Nous ne craindrons pas de dire que M. le duc de Raguse nous apparaît comme un personnage tragique, dans le sens antique du mot. Il a été mêlé à de grandes choses, et il y a toujours eu, dans sa vie, quelque chose de triste et de fatal. Certes il a déployé, dans une longue carrière, une persévérante activité : au siége de Toulon, il commença sa vie militaire ; il servit dans l’armée du Rhin, il combattit en Italie sous les ordres de Bonaparte ; il fut, en Égypte, gouverneur d’Alexandrie ; il commandait l’artillerie à Marengo ; il a fait la guerre, en Styrie, dans la Dalmatie ; il fut nommé maréchal dans la campagne d’Autriche de 1809 ; il administra, pendant dix-huit mois, les provinces illyriennes ; il parut un instant dans le Portugal et en Espagne où il prit Badajoz ; il fut dans les batailles de Lutzen, de Bautzen, de Dresde et de Leipsig ; il défendit la France à Brienne, à Champaubert, enfin… je n’achève pas, je ne tiens pas ici la plume de l’histoire qui, plus tard, attachera sa sentence à la vie et au nom du maréchal.
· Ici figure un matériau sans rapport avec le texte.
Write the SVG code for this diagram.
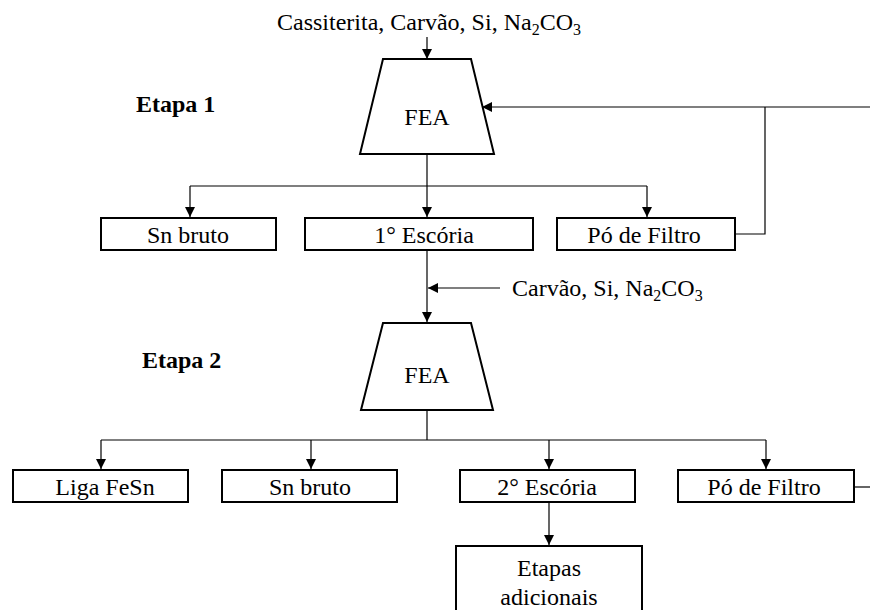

Mais, à coup sûr, cet homme n’est pas ordinaire, et cette difficulté d’être heureux, qu’il éprouva toute sa vie, lui imprime une originalité qu’il serait inique de lui dénier, car il l’a payée cher. Dans un siècle ou deux, les poètes tragiques mettront le duc de Raguse dans leurs drames, comme Schiller a fait entrer dans sa poésie les capitaines de la guerre de trente ans.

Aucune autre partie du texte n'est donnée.